__What you should do__
Keep only the lines from the top of the listing through the one with "CX, CY, R = 288, 219, 189", and reproduce them unaltered.

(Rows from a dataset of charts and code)

---

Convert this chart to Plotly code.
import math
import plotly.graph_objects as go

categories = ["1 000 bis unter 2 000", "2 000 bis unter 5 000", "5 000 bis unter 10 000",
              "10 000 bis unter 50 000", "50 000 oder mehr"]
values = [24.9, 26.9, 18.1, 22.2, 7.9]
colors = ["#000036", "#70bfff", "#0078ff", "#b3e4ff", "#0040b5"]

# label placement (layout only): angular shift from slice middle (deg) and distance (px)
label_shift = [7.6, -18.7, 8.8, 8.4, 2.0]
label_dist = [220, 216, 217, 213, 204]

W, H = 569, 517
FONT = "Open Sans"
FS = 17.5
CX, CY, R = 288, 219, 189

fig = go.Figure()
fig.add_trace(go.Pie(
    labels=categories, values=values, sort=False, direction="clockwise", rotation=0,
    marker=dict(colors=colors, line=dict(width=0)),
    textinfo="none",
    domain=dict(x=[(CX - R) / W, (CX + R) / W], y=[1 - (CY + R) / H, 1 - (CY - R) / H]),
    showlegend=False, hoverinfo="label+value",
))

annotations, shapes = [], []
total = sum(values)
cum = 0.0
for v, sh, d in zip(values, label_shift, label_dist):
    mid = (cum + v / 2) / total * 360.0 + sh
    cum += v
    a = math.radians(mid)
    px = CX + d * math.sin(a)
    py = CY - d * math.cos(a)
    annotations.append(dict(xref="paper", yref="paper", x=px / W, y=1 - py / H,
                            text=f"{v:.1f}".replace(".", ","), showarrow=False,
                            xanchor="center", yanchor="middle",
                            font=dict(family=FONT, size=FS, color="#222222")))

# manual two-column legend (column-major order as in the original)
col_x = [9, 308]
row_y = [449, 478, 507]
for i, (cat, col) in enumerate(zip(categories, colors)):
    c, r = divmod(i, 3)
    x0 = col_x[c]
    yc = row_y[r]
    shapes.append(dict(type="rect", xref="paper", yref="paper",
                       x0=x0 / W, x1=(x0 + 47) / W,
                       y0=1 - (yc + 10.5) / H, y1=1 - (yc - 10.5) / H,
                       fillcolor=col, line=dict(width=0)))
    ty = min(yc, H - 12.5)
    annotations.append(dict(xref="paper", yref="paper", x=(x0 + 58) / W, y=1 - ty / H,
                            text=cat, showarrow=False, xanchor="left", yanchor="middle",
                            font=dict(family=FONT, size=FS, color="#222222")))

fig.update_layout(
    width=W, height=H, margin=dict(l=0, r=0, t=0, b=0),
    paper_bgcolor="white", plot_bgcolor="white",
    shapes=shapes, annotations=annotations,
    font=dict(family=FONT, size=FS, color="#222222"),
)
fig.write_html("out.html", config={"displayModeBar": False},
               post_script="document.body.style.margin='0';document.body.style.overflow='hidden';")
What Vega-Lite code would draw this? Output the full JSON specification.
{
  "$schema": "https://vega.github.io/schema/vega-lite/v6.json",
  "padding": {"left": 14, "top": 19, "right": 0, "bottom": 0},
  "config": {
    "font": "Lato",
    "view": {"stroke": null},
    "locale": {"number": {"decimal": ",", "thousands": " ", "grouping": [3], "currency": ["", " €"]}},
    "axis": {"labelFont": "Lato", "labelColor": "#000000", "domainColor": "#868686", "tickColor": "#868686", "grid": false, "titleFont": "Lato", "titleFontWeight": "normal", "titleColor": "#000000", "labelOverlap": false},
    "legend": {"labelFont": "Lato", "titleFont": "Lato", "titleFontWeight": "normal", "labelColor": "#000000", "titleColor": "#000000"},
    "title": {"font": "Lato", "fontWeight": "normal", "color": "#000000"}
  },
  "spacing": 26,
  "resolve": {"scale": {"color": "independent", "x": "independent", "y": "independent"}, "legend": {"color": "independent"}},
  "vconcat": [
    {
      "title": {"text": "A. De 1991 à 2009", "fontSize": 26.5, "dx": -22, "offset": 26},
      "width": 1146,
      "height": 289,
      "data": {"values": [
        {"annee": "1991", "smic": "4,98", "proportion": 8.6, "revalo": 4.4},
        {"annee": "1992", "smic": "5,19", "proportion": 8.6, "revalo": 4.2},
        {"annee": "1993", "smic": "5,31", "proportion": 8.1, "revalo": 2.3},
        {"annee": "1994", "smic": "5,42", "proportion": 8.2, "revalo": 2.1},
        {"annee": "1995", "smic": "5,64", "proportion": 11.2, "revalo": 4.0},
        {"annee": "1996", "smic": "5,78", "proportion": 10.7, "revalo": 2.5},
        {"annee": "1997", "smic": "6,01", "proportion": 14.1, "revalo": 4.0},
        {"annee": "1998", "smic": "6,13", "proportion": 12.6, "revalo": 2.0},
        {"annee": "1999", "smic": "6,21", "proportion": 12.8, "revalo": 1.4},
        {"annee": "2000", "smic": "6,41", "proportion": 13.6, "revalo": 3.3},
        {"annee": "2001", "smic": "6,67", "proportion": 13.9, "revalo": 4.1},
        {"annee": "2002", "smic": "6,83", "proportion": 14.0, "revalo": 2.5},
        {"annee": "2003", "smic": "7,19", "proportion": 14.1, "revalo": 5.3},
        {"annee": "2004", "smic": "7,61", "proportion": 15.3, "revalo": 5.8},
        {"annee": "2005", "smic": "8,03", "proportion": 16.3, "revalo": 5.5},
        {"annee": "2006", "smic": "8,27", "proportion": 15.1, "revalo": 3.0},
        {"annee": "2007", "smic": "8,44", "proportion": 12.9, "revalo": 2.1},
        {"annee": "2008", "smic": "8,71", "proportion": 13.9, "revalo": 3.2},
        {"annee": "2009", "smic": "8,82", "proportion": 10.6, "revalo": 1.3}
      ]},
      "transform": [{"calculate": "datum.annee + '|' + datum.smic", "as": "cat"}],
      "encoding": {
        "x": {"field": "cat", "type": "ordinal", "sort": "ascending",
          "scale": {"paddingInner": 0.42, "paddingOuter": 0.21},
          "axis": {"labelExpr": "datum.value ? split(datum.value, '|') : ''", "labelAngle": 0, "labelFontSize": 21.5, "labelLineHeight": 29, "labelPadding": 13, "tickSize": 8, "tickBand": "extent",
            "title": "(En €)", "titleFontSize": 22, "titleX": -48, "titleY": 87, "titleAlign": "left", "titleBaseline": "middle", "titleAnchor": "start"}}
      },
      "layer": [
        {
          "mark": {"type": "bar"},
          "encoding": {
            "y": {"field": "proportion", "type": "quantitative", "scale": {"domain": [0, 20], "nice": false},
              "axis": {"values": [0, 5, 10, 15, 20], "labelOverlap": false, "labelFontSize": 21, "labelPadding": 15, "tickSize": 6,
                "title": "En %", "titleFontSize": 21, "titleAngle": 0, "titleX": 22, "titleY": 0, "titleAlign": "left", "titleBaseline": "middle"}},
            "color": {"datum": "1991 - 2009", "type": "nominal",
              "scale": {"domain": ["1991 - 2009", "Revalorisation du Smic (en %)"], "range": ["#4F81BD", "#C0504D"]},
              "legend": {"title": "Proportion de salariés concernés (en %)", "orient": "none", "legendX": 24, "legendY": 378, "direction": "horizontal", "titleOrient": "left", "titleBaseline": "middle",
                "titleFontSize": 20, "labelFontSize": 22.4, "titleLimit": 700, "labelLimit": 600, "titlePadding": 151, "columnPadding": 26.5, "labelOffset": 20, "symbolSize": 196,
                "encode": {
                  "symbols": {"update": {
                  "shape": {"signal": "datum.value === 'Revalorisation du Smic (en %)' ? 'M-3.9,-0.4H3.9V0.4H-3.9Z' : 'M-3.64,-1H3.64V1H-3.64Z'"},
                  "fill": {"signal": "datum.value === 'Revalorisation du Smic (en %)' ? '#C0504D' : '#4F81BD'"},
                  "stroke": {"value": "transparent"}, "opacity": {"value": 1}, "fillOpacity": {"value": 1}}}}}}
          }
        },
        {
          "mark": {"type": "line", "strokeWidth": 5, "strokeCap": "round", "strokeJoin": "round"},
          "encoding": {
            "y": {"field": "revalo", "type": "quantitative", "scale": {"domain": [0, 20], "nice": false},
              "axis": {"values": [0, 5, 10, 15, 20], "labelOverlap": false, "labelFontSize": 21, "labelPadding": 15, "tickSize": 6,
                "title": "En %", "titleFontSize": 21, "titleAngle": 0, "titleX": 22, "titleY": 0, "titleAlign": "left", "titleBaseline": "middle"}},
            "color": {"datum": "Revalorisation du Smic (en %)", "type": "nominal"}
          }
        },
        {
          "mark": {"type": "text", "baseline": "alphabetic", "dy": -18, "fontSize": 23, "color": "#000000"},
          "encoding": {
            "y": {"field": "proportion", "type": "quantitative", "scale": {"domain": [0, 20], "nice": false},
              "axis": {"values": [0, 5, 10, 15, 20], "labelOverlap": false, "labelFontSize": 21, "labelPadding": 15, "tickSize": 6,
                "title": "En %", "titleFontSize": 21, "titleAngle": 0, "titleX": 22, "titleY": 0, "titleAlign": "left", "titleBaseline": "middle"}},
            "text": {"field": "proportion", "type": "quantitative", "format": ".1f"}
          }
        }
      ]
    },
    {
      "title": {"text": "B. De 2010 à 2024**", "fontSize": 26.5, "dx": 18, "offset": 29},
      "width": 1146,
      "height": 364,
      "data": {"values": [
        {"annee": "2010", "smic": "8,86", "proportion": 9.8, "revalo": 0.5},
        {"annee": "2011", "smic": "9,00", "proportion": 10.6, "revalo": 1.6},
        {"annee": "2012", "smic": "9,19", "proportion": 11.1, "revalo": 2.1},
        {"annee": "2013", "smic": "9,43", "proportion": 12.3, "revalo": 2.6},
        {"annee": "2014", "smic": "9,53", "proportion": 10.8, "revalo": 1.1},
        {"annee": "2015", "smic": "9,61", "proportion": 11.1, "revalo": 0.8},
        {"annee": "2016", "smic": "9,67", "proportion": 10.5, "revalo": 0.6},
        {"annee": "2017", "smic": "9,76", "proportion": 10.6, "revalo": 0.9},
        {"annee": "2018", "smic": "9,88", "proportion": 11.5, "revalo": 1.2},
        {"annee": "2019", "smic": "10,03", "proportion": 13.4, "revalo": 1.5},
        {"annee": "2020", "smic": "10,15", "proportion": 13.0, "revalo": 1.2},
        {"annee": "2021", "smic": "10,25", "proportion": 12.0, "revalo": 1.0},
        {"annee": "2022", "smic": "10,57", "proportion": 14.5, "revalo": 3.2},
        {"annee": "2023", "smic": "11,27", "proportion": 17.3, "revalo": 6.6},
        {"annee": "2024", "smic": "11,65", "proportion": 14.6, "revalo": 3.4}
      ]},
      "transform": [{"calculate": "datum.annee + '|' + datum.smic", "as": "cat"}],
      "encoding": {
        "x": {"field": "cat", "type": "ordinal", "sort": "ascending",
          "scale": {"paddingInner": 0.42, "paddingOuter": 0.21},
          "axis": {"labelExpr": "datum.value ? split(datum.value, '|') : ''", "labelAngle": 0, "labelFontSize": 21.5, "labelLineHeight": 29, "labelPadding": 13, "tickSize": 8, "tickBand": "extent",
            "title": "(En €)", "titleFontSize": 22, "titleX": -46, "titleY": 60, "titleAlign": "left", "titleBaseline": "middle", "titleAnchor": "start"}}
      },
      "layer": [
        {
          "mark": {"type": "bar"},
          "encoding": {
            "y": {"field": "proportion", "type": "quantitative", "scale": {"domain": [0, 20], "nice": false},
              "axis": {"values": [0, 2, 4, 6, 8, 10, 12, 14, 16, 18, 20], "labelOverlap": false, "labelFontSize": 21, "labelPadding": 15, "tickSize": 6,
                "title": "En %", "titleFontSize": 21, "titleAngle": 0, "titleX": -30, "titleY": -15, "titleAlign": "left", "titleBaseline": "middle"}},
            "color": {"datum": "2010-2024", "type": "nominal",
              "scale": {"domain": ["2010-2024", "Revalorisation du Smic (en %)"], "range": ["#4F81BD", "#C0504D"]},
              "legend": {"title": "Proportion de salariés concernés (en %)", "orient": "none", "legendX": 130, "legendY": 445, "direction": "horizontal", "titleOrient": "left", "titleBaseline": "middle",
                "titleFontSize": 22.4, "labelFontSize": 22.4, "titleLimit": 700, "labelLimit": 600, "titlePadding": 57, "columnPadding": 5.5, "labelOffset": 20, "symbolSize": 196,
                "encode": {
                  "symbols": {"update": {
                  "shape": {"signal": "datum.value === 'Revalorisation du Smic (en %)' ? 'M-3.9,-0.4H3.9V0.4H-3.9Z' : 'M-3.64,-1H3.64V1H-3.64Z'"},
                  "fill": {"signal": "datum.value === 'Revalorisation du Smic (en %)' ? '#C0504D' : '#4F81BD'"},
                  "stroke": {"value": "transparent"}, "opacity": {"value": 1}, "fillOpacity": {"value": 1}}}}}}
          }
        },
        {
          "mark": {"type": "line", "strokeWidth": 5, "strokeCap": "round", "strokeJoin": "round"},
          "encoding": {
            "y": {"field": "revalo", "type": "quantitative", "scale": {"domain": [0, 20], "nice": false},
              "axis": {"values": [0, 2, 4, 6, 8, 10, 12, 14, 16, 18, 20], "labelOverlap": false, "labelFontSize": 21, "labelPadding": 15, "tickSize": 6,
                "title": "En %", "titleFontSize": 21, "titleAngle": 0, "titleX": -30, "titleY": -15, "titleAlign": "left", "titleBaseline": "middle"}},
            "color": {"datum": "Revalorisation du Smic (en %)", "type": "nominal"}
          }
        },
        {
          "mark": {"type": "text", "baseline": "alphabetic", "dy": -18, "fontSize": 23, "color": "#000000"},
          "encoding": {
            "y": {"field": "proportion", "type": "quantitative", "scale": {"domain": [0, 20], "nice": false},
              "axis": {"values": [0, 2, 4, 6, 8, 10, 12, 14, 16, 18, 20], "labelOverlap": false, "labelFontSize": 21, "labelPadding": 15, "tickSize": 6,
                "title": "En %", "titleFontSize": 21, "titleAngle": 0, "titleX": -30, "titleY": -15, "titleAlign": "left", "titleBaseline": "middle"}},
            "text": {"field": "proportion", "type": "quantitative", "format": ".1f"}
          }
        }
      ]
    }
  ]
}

---

__Solution for this task__
Convert this chart to Plotly code.
import math
import plotly.graph_objects as go

categories = ["1 000 bis unter 2 000", "2 000 bis unter 5 000", "5 000 bis unter 10 000",
              "10 000 bis unter 50 000", "50 000 oder mehr"]
values = [24.9, 26.9, 18.1, 22.2, 7.9]
colors = ["#000036", "#70bfff", "#0078ff", "#b3e4ff", "#0040b5"]

# label placement (layout only): angular shift from slice middle (deg) and distance (px)
label_shift = [7.6, -18.7, 8.8, 8.4, 2.0]
label_dist = [220, 216, 217, 213, 204]

W, H = 569, 517
FONT = "Open Sans"
FS = 17.5
CX, CY, R = 288, 219, 189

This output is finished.